My latest C#/Windows Forms/Visual Studio desktop application uses an SQLite database. All my other similar desktop applications used SQL Server.
The application will be deployed to remote individuals, so having them install a database engine such as SQL Server wasn't practical. Microsoft's Jet database would also have been good, however the end used would have needed MS Access (either full or runtime) installed - which against wasn't practical.
I'd initially built the application to use an XML backend. This worked, but the LINQ code to get and manipulate the data wasn't nice. Also dealing with linkages between tables and parent and child tables got messy.
I didn't know about SQLite when I started the project and it took about a day to convert it from XML to SQLite.
The benefits of SQLite:
- File based database so the end client doesn't need to install anything.
- No dependency on SQL Server or MS Access
- Small database file size
- Free and open source
- So far, it seems to be fast
- Most of the main SQL functions seen to exist - although I've only used to a basic level (also no weird ambiguous out join errors like Access)
- Once you've downloaded and made reference to the right object library, the C# code to manipulate the database is all very straightforward, and almost identical to the code used for SQL Server.
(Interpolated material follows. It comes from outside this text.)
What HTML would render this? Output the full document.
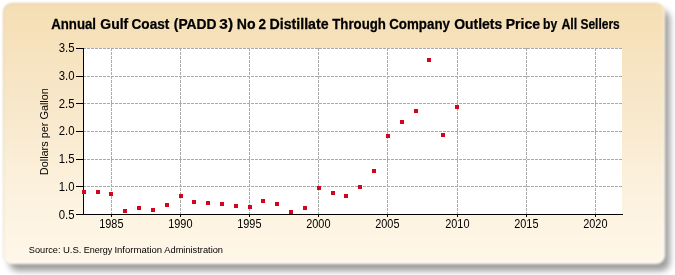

The SQLite website doesn't make it at all easy to download the reference library for Visual Studio - it took me a good few hours to figure it all out. You also need a third party tool to create and administer the databases (like SQL Server Management Studio). I'm using DB Browser and it's working well (although it does occasionally lock the database).
So far it seems to be the ideal tool for the job. I've deployed it to one end user and it worked straight away with no errors or problems. So in conclusion, I'd recommend SQLite for small local applications were the likes of SQL Server or MS Access aren't practical.